The villages of Mango, Castino, and Santo Stefano Belbo in the Alta Langa have truffle grounds that produce consistently and are less trafficked than the immediately famous Alba surroundings. The Monferrato grounds around Acqui Terme and Nizza Monferrato are worth knowing for truffle hunters who prefer their experience without a crowd.
The Surrounding Table
No truffle ground exists in isolation. The Langhe is one of the most concentrated food and wine territories on the planet, and the truffle season coincides precisely with the harvest. Barolo and Barbaresco wines are completing their harvest in these same hills in October. Hazelnuts — the tonda gentile delle Langhe — are being collected from the same slopes where truffles form.

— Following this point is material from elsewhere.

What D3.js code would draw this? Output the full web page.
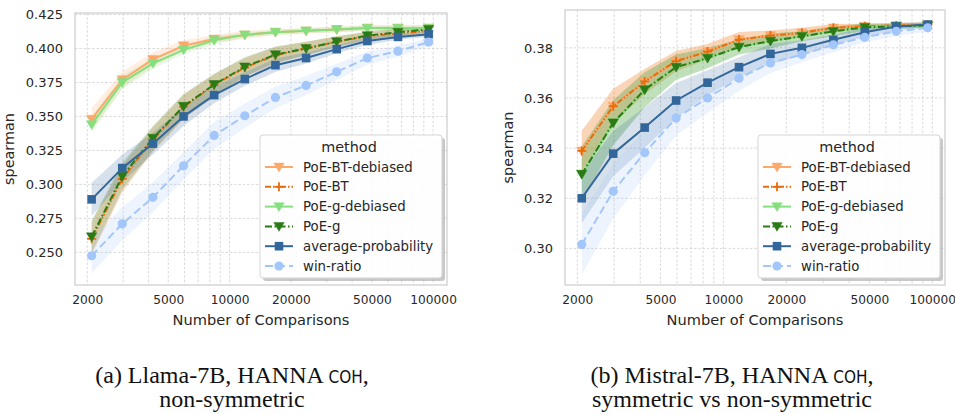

Bagna cauda, the anchovy and garlic warm dip that defines the regional table, appears on every menu when the first cold arrives. The local tajarin, an egg-heavy pasta cut as fine as silk, exists specifically as a vehicle for butter and shaved truffle. Vitello tonnato, the cold veal with tuna sauce that seems counterintuitive until you eat it here, appears at every traditional table. Nocciola-based pastries are at peak quality at the same moment. Grappa distilled from Barolo and Moscato pomace is pressed and beginning to rest. The entire regional food culture reaches simultaneous peak in October, making a visit during truffle season not just about the truffle.
What Changes at Source
The transformation that happens between extraction and arrival elsewhere is worth stating plainly. White truffles are not like aged cheese or cured salumi, which can travel. They are more like fresh bread, or like a ripe peach in the same hour it was picked — the window between peak quality and diminishment is measured in days. What the restaurant in New York or Dubai is serving, even at enormous prices, is a truffle whose aromatic compounds have partially volatilized into the transport packaging. What you eat on a hillside in the Langhe the morning it came out of the ground is something with no comparison in the food world for intensity of sensation per gram. No other food experience makes the argument for sourced, at-place, in-season consumption more absolutely than this one.
The One Non-Negotiable
Go in October, before dawn, to the hills above Alba. Find a trifolao willing to take you out. Walk the cold ground in the dark, watch the dog work, and be in the room when the dog signals and the hunter kneels. Then eat whatever comes out of the ground that morning, shaved over fresh pasta with butter, at the farmhouse table where you will have been warmed back up with coffee and grappa. Nothing you eat anywhere else will smell like this. That smell, and the specific morning that produced it, is the thing.